● Data to use
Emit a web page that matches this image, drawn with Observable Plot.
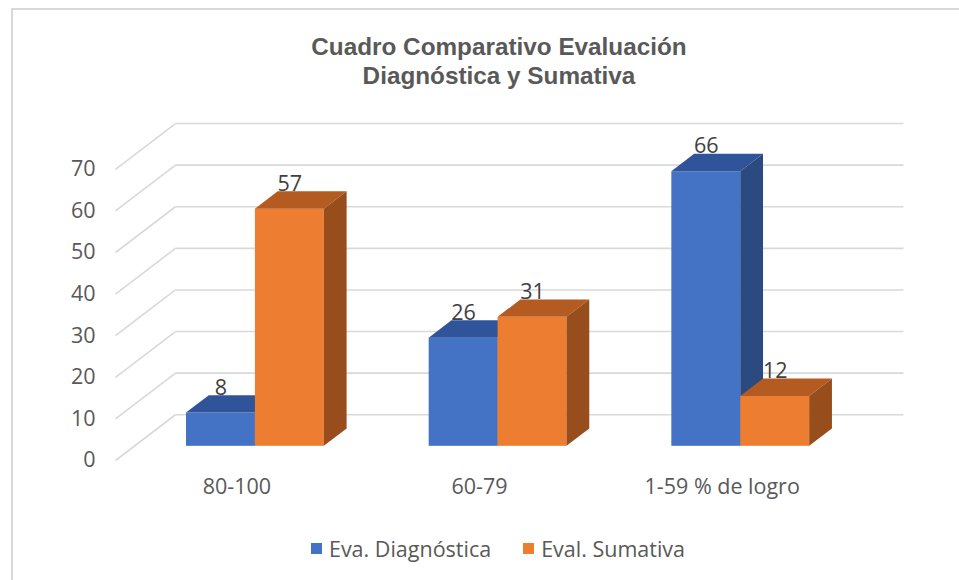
<!DOCTYPE html>
<html>
<head>
<meta charset="utf-8">
<script src="https://cdn.jsdelivr.net/npm/d3@7"></script>
<script src="https://cdn.jsdelivr.net/npm/@observablehq/plot@0.6"></script>
<style>
  body { margin: 0; background: #fff; }
  #wrap { position: relative; width: 959px; height: 580px; overflow: hidden; background: #fff; font-family: "Open Sans", sans-serif; }
  #frame { position: absolute; left: 11px; top: 8px; right: -10px; bottom: -10px; border-top: 2px solid #d9d9d9; border-left: 2px solid #d9d9d9; }
  #title { position: absolute; left: 40px; width: 918px; top: 32px; text-align: center; font-family: "Liberation Sans", Arial, sans-serif; font-weight: bold; font-size: 24.3px; line-height: 29px; color: #595959; }
  #chart { position: absolute; left: 0; top: 110px; }
  #legend { position: absolute; left: 0; width: 996px; top: 534px; height: 28px; display: flex; justify-content: center; align-items: center; gap: 32px; font-size: 21.5px; color: #595959; }
  .item { display: flex; align-items: center; gap: 7px; }
  .sw { width: 11px; height: 11px; display: inline-block; }
</style>
</head>
<body>
<div id="wrap">
  <div id="frame"></div>
  <div id="title">Cuadro Comparativo Evaluación<br>Diagnóstica y Sumativa</div>
  <div id="chart"></div>
  <div id="legend"></div>
</div>
<script>
// ---- data ----
const categories = ["80-100", "60-79", "1-59 % de logro"];
const seriesNames = ["Eva. Diagnóstica", "Eval. Sumativa"];
const diagnostica = [8, 26, 66];
const sumativa = [57, 31, 12];
const yTicks = [0, 10, 20, 30, 40, 50, 60, 70];

// ---- styling ----
const frontColors = ["#4472C4", "#ED7D31"];
const topColors = ["#30549A", "#B35B20"];
const sideColors = ["#2A4A80", "#984D1C"];

// 3D projection: full depth offset in data units (x in category units, y in value units)
const DX = 0.247, DY = 11.0;
const D0 = 0.31, D1 = 0.69;   // bar front / back depth fractions
const BW = 0.284;             // bar width in category units

const seriesValues = [diagnostica, sumativa];
const bars = [];
categories.forEach((c, i) => {
  seriesValues.forEach((vals, j) => {
    const xl = j === 0 ? i - BW : i;
    const xr = j === 0 ? i : i + BW;
    bars.push({cat: c, i, j, v: vals[i], xl, xr});
  });
});

const barMarks = bars.flatMap(b => {
  const front = Plot.rect([b], {
    x1: d => d.xl + D0 * DX, x2: d => d.xr + D0 * DX,
    y1: d => D0 * DY, y2: d => d.v + D0 * DY,
    fill: frontColors[b.j]
  });
  const topPts = [
    {x: b.xl + D0 * DX, y1: b.v + D0 * DY, y2: b.v + D0 * DY},
    {x: b.xl + D1 * DX, y1: b.v + D0 * DY, y2: b.v + D1 * DY},
    {x: b.xr + D0 * DX, y1: b.v + D0 * DY, y2: b.v + D1 * DY},
    {x: b.xr + D1 * DX, y1: b.v + D1 * DY, y2: b.v + D1 * DY}
  ];
  const top = Plot.areaY(topPts, {x: "x", y1: "y1", y2: "y2", fill: topColors[b.j]});
  const sidePts = [
    {x: b.xr + D0 * DX, y1: D0 * DY, y2: b.v + D0 * DY},
    {x: b.xr + D1 * DX, y1: D1 * DY, y2: b.v + D1 * DY}
  ];
  const side = Plot.areaY(sidePts, {x: "x", y1: "y1", y2: "y2", fill: sideColors[b.j]});
  return [front, top, side];
});

const chart = Plot.plot({
  width: 959,
  height: 420,
  marginLeft: 115,
  marginRight: 116,
  marginTop: 58.8,
  marginBottom: 70,
  style: {fontSize: "21.5px", fontFamily: "'Open Sans', sans-serif", color: "#595959", background: "transparent"},
  x: {type: "linear", domain: [-0.5, 2.5], ticks: [0, 1, 2], tickFormat: i => categories[i], tickSize: 0, tickPadding: 18, label: null},
  y: {domain: [0, 70], ticks: yTicks, tickSize: 0, tickPadding: 20, label: null},
  marks: [
    // back wall gridlines
    Plot.link(yTicks, {x1: () => -0.5 + DX, x2: () => 2.5 + DX, y1: v => v + DY, y2: v => v + DY, stroke: "#d9d9d9", strokeWidth: 1.6}),
    // side wall diagonals
    Plot.link(yTicks, {x1: () => -0.5, x2: () => -0.5 + DX, y1: v => v, y2: v => v + DY, stroke: "#d9d9d9", strokeWidth: 1.6}),
    ...barMarks,
    Plot.text(bars, {
      x: d => (d.xl + d.xr) / 2 + D0 * DX,
      y: d => d.v + D1 * DY,
      text: d => String(d.v),
      dy: -8,
      fill: "#404040",
      fontSize: 21.5
    })
  ]
});
document.getElementById("chart").appendChild(chart);

const legend = document.getElementById("legend");
seriesNames.forEach((name, j) => {
  const item = document.createElement("div");
  item.className = "item";
  const sw = document.createElement("span");
  sw.className = "sw";
  sw.style.background = frontColors[j];
  const t = document.createElement("span");
  t.textContent = name;
  item.appendChild(sw);
  item.appendChild(t);
  legend.appendChild(item);
});
</script>
</body>
</html>
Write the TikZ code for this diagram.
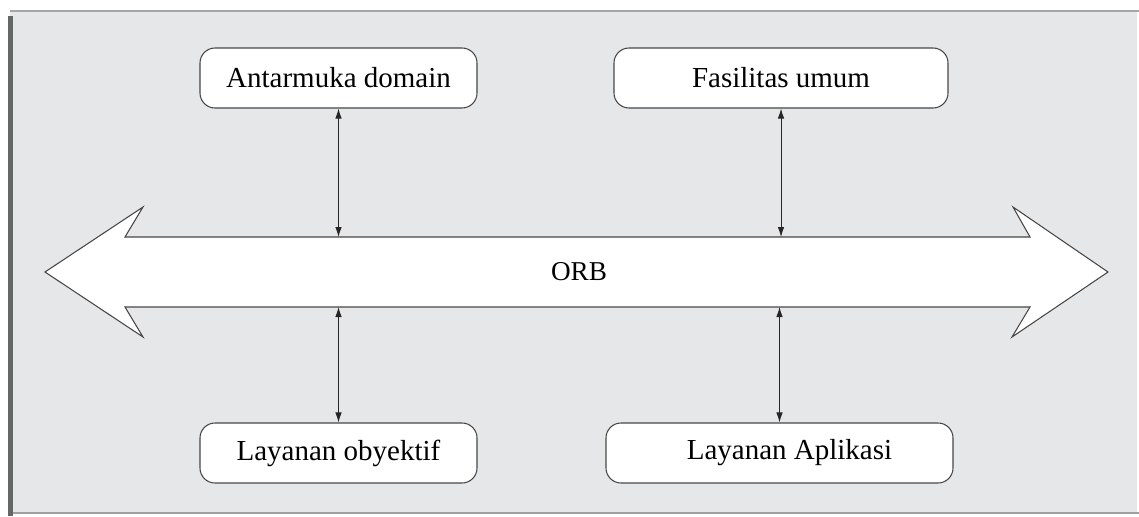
\documentclass[tikz,border=0pt]{standalone}
\usepackage{fontspec}
\setmainfont{Liberation Serif}
\usepackage{xcolor}
\usepackage{tikz}
\usetikzlibrary{arrows.meta, positioning, calc}
\definecolor{panelgray}{RGB}{230, 231, 233}
\definecolor{edgegray}{RGB}{70, 70, 70}

\begin{document}
\begin{tikzpicture}[
  every node/.style={font=\fontsize{16.5}{19}\selectfont},
  box/.style={draw=edgegray, fill=white, rounded corners=0.3cm, minimum width=5.54cm, minimum height=1.2cm, inner sep=4pt, line width=0.6pt},
  arrow/.style={{Latex[length=2mm, width=1.3mm]}-{Latex[length=2mm, width=1.3mm]}, line width=0.5pt, color=black!85},
  bus/.style={draw=edgegray, fill=white, line width=0.6pt}
]
  \useasboundingbox (0, 0) rectangle (22.78, 10.32);

  % Latar
  \fill[panelgray] (0.2, 0.06) rectangle (22.74, 10.1);
  \draw[gray!70, line width=1.2pt] (0.2, 10.1) -- (22.78, 10.1);
  \draw[gray!75, line width=1.2pt] (0.2, 0.06) -- (22.78, 0.06);
  \draw[black!60, line width=2.6pt] (0.21, 0) -- (0.21, 10.0);

  % ORB
  \draw[bus] (0.9, 4.88) -- (2.86, 6.18) -- (2.5, 5.58) -- (20.6, 5.58) -- (20.26, 6.18)
    -- (22.16, 4.88) -- (20.24, 3.58) -- (20.6, 4.18) -- (2.5, 4.18) -- (2.86, 3.58) -- cycle;
  \node[font=\fontsize{15.5}{18}\selectfont] (orb) at (11.58, 4.88) {ORB};
  \coordinate (bustop) at (11.58, 5.58);
  \coordinate (busbot) at (11.58, 4.18);

  % Layanan
  \node[box] (dom) at (6.77, 8.76) {Antarmuka domain};
  \node[box, minimum width=6.68cm] (fas) at (15.62, 8.76) {Fasilitas umum};
  \node[box] (oby) at (6.77, 1.26) {Layanan obyektif};
  \node[box, minimum width=6.94cm] (apl) at (15.59, 1.26) {\hspace{0.4cm}Layanan Aplikasi};

  \draw[arrow] (dom.south) -- (dom.south |- bustop);
  \draw[arrow] (fas.south) -- (fas.south |- bustop);
  \draw[arrow] (oby.north |- busbot) -- (oby.north);
  \draw[arrow] (apl.north |- busbot) -- (apl.north);

\end{tikzpicture}
\end{document}
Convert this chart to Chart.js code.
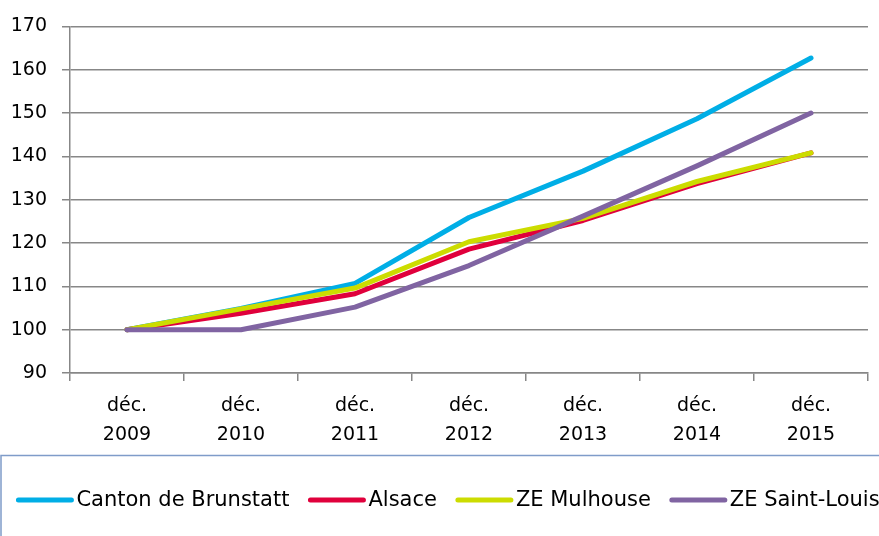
<!DOCTYPE html>
<html>
<head>
<meta charset="utf-8">
<script src="https://cdn.jsdelivr.net/npm/chart.js@4"></script>
<style>
  html, body { margin: 0; padding: 0; background: #fff; }
  canvas { display: block; }
</style>
</head>
<body>
<canvas id="chart" width="879" height="536"></canvas>
<script>
// values (index, déc. 2009 = 100)
const categories = [['déc.', '2009'], ['déc.', '2010'], ['déc.', '2011'], ['déc.', '2012'], ['déc.', '2013'], ['déc.', '2014'], ['déc.', '2015']];
const brunstatt = [100, 104.9, 110.7, 125.9, 136.6, 148.7, 162.7];
const alsace = [100, 103.8, 108.3, 118.6, 125.2, 133.7, 140.8];
const mulhouse = [100, 104.8, 109.6, 120.3, 125.7, 134.2, 140.8];
const saintLouis = [100, 100, 105.2, 114.8, 126.2, 137.8, 150];
const yTicks = [90, 100, 110, 120, 130, 140, 150, 160, 170];

const FONT = '"DejaVu Sans", sans-serif';
const GRID = '#878787';

// legend drawn in a framed box under the plot, like the original
const boxLegend = {
  id: 'boxLegend',
  afterDraw(chart) {
    const ctx = chart.ctx;
    ctx.save();
    ctx.strokeStyle = '#7F9CC9';
    ctx.lineWidth = 1.5;
    ctx.strokeRect(1, 455.5, chart.width + 10, 120);

    ctx.font = '21px ' + FONT;
    ctx.textBaseline = 'middle';
    const lineLen = 57, gapText = 3, gapItem = 19;
    const items = chart.data.datasets.map(ds => ({ ds, w: ctx.measureText(ds.label).width }));
    const total = items.reduce((s, it) => s + lineLen + gapText + it.w, 0) + gapItem * (items.length - 1);
    let x = 448 - total / 2;
    const y = 500;
    items.forEach(it => {
      ctx.strokeStyle = it.ds.borderColor;
      ctx.lineWidth = 5;
      ctx.lineCap = 'round';
      ctx.beginPath();
      ctx.moveTo(x + 2, y);
      ctx.lineTo(x + lineLen - 2, y);
      ctx.stroke();
      x += lineLen + gapText;
      ctx.fillStyle = '#000';
      ctx.fillText(it.ds.label, x, y + 1);
      x += it.w + gapItem;
    });
    ctx.restore();
  }
};

function line(label, data, color, order) {
  return {
    label, data, order,
    borderColor: color,
    backgroundColor: color,
    borderWidth: 5,
    pointRadius: 0,
    tension: 0,
    borderCapStyle: 'round',
    borderJoinStyle: 'round'
  };
}

new Chart(document.getElementById('chart'), {
  type: 'line',
  data: {
    labels: categories,
    datasets: [
      line('Canton de Brunstatt', brunstatt, '#00AEE6', 3),
      line('Alsace', alsace, '#E0003C', 2),
      line('ZE Mulhouse', mulhouse, '#CCDC00', 1),
      line('ZE Saint-Louis', saintLouis, '#8064A2', 0)
    ]
  },
  options: {
    responsive: false,
    animation: false,
    layout: { padding: { top: 24, right: 11, left: 0, bottom: 0 } },
    plugins: {
      legend: { display: false },
      tooltip: { enabled: false }
    },
    scales: {
      x: {
        offset: true,
        grid: { offset: true, drawOnChartArea: false, color: GRID, lineWidth: 1.5, tickLength: 8 },
        border: { color: GRID, width: 1.5 },
        ticks: { color: '#000', font: { family: FONT, size: 19, lineHeight: 1.55 }, padding: 10, maxRotation: 0 },
        afterFit(scale) { scale.height = 163; }
      },
      y: {
        min: 90,
        max: 170,
        afterBuildTicks(scale) { scale.ticks = yTicks.map(v => ({ value: v })); },
        grid: { color: GRID, lineWidth: 1.5, tickLength: 8 },
        border: { color: GRID, width: 1.5 },
        ticks: { color: '#000', font: { family: FONT, size: 19 }, padding: 15 },
        afterFit(scale) { scale.width = 70; }
      }
    }
  },
  plugins: [boxLegend]
});
</script>
</body>
</html>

● Exercise goal
Which lines contain the word "code"? Copy each of them.

● Solution
Write the TikZ code for this diagram.
Convert this chart to Chart.js code.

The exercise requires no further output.